** Task statement **
Produce an exact copy of all the data below, dropping every image.

::: Data lines :::

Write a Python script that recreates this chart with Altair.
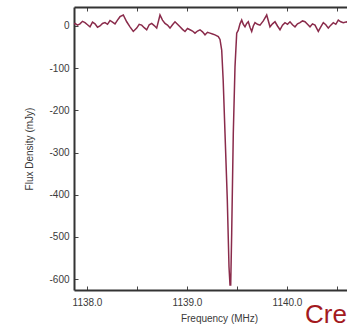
import altair as alt
import pandas as pd

freq = [1137.87, 1137.88, 1137.905, 1137.93, 1137.955, 1137.98, 1138.005, 1138.03, 1138.055, 1138.08,
        1138.105, 1138.13, 1138.155, 1138.18, 1138.205, 1138.23, 1138.255, 1138.28, 1138.305, 1138.33,
        1138.363, 1138.397, 1138.43, 1138.463, 1138.497, 1138.522, 1138.547, 1138.572, 1138.597, 1138.622,
        1138.647, 1138.672, 1138.697, 1138.73, 1138.755, 1138.78, 1138.805, 1138.83, 1138.855, 1138.88,
        1138.905, 1138.93, 1138.955, 1138.98, 1139.005, 1139.03, 1139.055, 1139.08, 1139.105, 1139.13,
        1139.155, 1139.18, 1139.205, 1139.23, 1139.255, 1139.28, 1139.313, 1139.33, 1139.347, 1139.362,
        1139.38, 1139.403, 1139.42, 1139.43, 1139.437, 1139.447, 1139.463, 1139.48, 1139.497, 1139.513,
        1139.53, 1139.547, 1139.563, 1139.58, 1139.597, 1139.613, 1139.63, 1139.647, 1139.663, 1139.68,
        1139.705, 1139.73, 1139.763, 1139.797, 1139.83, 1139.855, 1139.88, 1139.905, 1139.93, 1139.955,
        1139.98, 1140.005, 1140.03, 1140.055, 1140.08, 1140.105, 1140.13, 1140.155, 1140.18, 1140.205,
        1140.23, 1140.255, 1140.28, 1140.313, 1140.338, 1140.363, 1140.388, 1140.413, 1140.438, 1140.463,
        1140.488, 1140.513, 1140.538, 1140.563, 1140.597, 1140.63, 1140.66, 1140.69, 1140.72, 1140.75]
flux = [4, 6, 2, 5, 11, 8, 3, -2, 9, 5,
        -3, 0, 6, 8, 4, 13, 9, 5, 14, 22,
        26, 10, -2, -13, -5, 4, 2, -4, -9, 3,
        6, 1, -5, 26, 14, 6, 2, -5, 3, 10,
        4, -2, -8, -13, -6, -9, -12, -17, -12, -9,
        -14, -21, -15, -17, -19, -21, -25, -32, -57, -130,
        -254, -412, -571, -614, -614, -490, -254, -97, -17, -10,
        5, 14, 4, -2, 6, 10, -3, -13, 0, 8,
        4, 2, 12, 26, -2, 5, 10, 0, -9, 2,
        8, 4, 10, 3, -2, 5, 8, 12, 10, 4,
        -2, 5, 2, -13, -2, 8, 3, -5, 2, 8,
        4, 14, 10, 8, 10, 2, 9, 5, 12, 6]

x_label_vals = [1138.0, 1139.0, 1140.0]
x_tick_vals = [1138.0, 1138.5, 1139.0, 1139.5, 1140.0, 1140.5]
y_tick_vals = [0, -100, -200, -300, -400, -500, -600]
credit_text = ["Credit: NRAO/AUI/NSF"]

df = pd.DataFrame({"freq": freq, "flux": flux})

W, H = 273, 283
FONT = "Liberation Sans"
TXT = "#3a3a3a"
LINE = "#8a2b4b"
FRAME = "#333333"

xs = alt.Scale(domain=[1137.87, 1140.60], nice=False, zero=False)
ys = alt.Scale(domain=[-626, 45], nice=False, zero=False)

base = alt.Chart(df)

main = base.mark_line(color=LINE, strokeWidth=1.5, clip=True).encode(
    x=alt.X("freq:Q", scale=xs, axis=alt.Axis(
        orient="bottom", values=x_label_vals, format=".1f", ticks=False, domain=False, grid=False,
        labelPadding=7, labelFont=FONT, labelFontSize=10, labelColor=TXT,
        title="Frequency (MHz)", titleFont=FONT, titleFontSize=10, titleFontWeight="normal",
        titleColor=TXT, titlePadding=6, titleX=145)),
    y=alt.Y("flux:Q", scale=ys, axis=alt.Axis(
        orient="left", values=y_tick_vals, labelExpr="'' + datum.value", ticks=False, domain=False,
        grid=False, labelPadding=5, labelFont=FONT, labelFontSize=10, labelColor=TXT,
        title="Flux Density (mJy)", titleFont=FONT, titleFontSize=10, titleFontWeight="normal",
        titleColor=TXT, titlePadding=14)),
)

tick_axis = dict(labels=False, grid=False, tickSize=4, tickColor="#444",
                 tickWidth=1, title="", domainColor=FRAME, domainWidth=2)

# ticks pointing up from the bottom edge, and right from the left edge (with frame lines)
ticks_a = base.mark_line(opacity=0).encode(
    x=alt.X("freq:Q", scale=xs, axis=alt.Axis(orient="top", offset=-H, values=x_tick_vals,
                                               domain=True, **tick_axis)),
    y=alt.Y("flux:Q", scale=ys, axis=alt.Axis(orient="right", offset=-W, values=y_tick_vals,
                                               domain=True, **tick_axis)),
)
# ticks pointing down from the top edge (with frame line); nothing on the cropped right edge
ticks_b = base.mark_line(opacity=0).encode(
    x=alt.X("freq:Q", scale=xs, axis=alt.Axis(orient="bottom", offset=-H, values=x_tick_vals,
                                               domain=True, **tick_axis)),
    y=alt.Y("flux:Q", scale=ys, axis=alt.Axis(orient="left", offset=-W, values=y_tick_vals,
                                               labels=False, ticks=False, domain=False, grid=False,
                                               title="")),
)

credit = alt.Chart(pd.DataFrame({"t": credit_text})).mark_text(
    align="left", baseline="alphabetic", font=FONT, fontSize=26, color="#a31a1e"
).encode(text="t:N", x=alt.value(231), y=alt.value(316))

chart = alt.layer(main, ticks_a, ticks_b, credit).resolve_axis(
    x="independent", y="independent"
).properties(
    width=W, height=H,
    autosize=alt.AutoSizeParams(type="none"),
    padding={"left": 74, "top": 7, "right": 0, "bottom": 36},
    background="white",
).configure_view(strokeWidth=0)

chart.save("out.html", embed_options={"renderer": "svg", "actions": False})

:::

** Exercise result **
Write a Python script that recreates this chart with Altair.
import altair as alt
import pandas as pd

freq = [1137.87, 1137.88, 1137.905, 1137.93, 1137.955, 1137.98, 1138.005, 1138.03, 1138.055, 1138.08,
        1138.105, 1138.13, 1138.155, 1138.18, 1138.205, 1138.23, 1138.255, 1138.28, 1138.305, 1138.33,
        1138.363, 1138.397, 1138.43, 1138.463, 1138.497, 1138.522, 1138.547, 1138.572, 1138.597, 1138.622,
        1138.647, 1138.672, 1138.697, 1138.73, 1138.755, 1138.78, 1138.805, 1138.83, 1138.855, 1138.88,
        1138.905, 1138.93, 1138.955, 1138.98, 1139.005, 1139.03, 1139.055, 1139.08, 1139.105, 1139.13,
        1139.155, 1139.18, 1139.205, 1139.23, 1139.255, 1139.28, 1139.313, 1139.33, 1139.347, 1139.362,
        1139.38, 1139.403, 1139.42, 1139.43, 1139.437, 1139.447, 1139.463, 1139.48, 1139.497, 1139.513,
        1139.53, 1139.547, 1139.563, 1139.58, 1139.597, 1139.613, 1139.63, 1139.647, 1139.663, 1139.68,
        1139.705, 1139.73, 1139.763, 1139.797, 1139.83, 1139.855, 1139.88, 1139.905, 1139.93, 1139.955,
        1139.98, 1140.005, 1140.03, 1140.055, 1140.08, 1140.105, 1140.13, 1140.155, 1140.18, 1140.205,
        1140.23, 1140.255, 1140.28, 1140.313, 1140.338, 1140.363, 1140.388, 1140.413, 1140.438, 1140.463,
        1140.488, 1140.513, 1140.538, 1140.563, 1140.597, 1140.63, 1140.66, 1140.69, 1140.72, 1140.75]
flux = [4, 6, 2, 5, 11, 8, 3, -2, 9, 5,
        -3, 0, 6, 8, 4, 13, 9, 5, 14, 22,
        26, 10, -2, -13, -5, 4, 2, -4, -9, 3,
        6, 1, -5, 26, 14, 6, 2, -5, 3, 10,
        4, -2, -8, -13, -6, -9, -12, -17, -12, -9,
        -14, -21, -15, -17, -19, -21, -25, -32, -57, -130,
        -254, -412, -571, -614, -614, -490, -254, -97, -17, -10,
        5, 14, 4, -2, 6, 10, -3, -13, 0, 8,
        4, 2, 12, 26, -2, 5, 10, 0, -9, 2,
        8, 4, 10, 3, -2, 5, 8, 12, 10, 4,
        -2, 5, 2, -13, -2, 8, 3, -5, 2, 8,
        4, 14, 10, 8, 10, 2, 9, 5, 12, 6]

x_label_vals = [1138.0, 1139.0, 1140.0]
x_tick_vals = [1138.0, 1138.5, 1139.0, 1139.5, 1140.0, 1140.5]
y_tick_vals = [0, -100, -200, -300, -400, -500, -600]
credit_text = ["Credit: NRAO/AUI/NSF"]

df = pd.DataFrame({"freq": freq, "flux": flux})

W, H = 273, 283
FONT = "Liberation Sans"
TXT = "#3a3a3a"
LINE = "#8a2b4b"
FRAME = "#333333"

xs = alt.Scale(domain=[1137.87, 1140.60], nice=False, zero=False)
ys = alt.Scale(domain=[-626, 45], nice=False, zero=False)

base = alt.Chart(df)

main = base.mark_line(color=LINE, strokeWidth=1.5, clip=True).encode(
    x=alt.X("freq:Q", scale=xs, axis=alt.Axis(
        orient="bottom", values=x_label_vals, format=".1f", ticks=False, domain=False, grid=False,
        labelPadding=7, labelFont=FONT, labelFontSize=10, labelColor=TXT,
        title="Frequency (MHz)", titleFont=FONT, titleFontSize=10, titleFontWeight="normal",
        titleColor=TXT, titlePadding=6, titleX=145)),
    y=alt.Y("flux:Q", scale=ys, axis=alt.Axis(
        orient="left", values=y_tick_vals, labelExpr="'' + datum.value", ticks=False, domain=False,
        grid=False, labelPadding=5, labelFont=FONT, labelFontSize=10, labelColor=TXT,
        title="Flux Density (mJy)", titleFont=FONT, titleFontSize=10, titleFontWeight="normal",
        titleColor=TXT, titlePadding=14)),
)

tick_axis = dict(labels=False, grid=False, tickSize=4, tickColor="#444",
                 tickWidth=1, title="", domainColor=FRAME, domainWidth=2)

# ticks pointing up from the bottom edge, and right from the left edge (with frame lines)
ticks_a = base.mark_line(opacity=0).encode(
    x=alt.X("freq:Q", scale=xs, axis=alt.Axis(orient="top", offset=-H, values=x_tick_vals,
                                               domain=True, **tick_axis)),
    y=alt.Y("flux:Q", scale=ys, axis=alt.Axis(orient="right", offset=-W, values=y_tick_vals,
                                               domain=True, **tick_axis)),
)
# ticks pointing down from the top edge (with frame line); nothing on the cropped right edge
ticks_b = base.mark_line(opacity=0).encode(
    x=alt.X("freq:Q", scale=xs, axis=alt.Axis(orient="bottom", offset=-H, values=x_tick_vals,
                                               domain=True, **tick_axis)),
    y=alt.Y("flux:Q", scale=ys, axis=alt.Axis(orient="left", offset=-W, values=y_tick_vals,
                                               labels=False, ticks=False, domain=False, grid=False,
                                               title="")),
)

credit = alt.Chart(pd.DataFrame({"t": credit_text})).mark_text(
    align="left", baseline="alphabetic", font=FONT, fontSize=26, color="#a31a1e"
).encode(text="t:N", x=alt.value(231), y=alt.value(316))

chart = alt.layer(main, ticks_a, ticks_b, credit).resolve_axis(
    x="independent", y="independent"
).properties(
    width=W, height=H,
    autosize=alt.AutoSizeParams(type="none"),
    padding={"left": 74, "top": 7, "right": 0, "bottom": 36},
    background="white",
).configure_view(strokeWidth=0)

chart.save("out.html", embed_options={"renderer": "svg", "actions": False})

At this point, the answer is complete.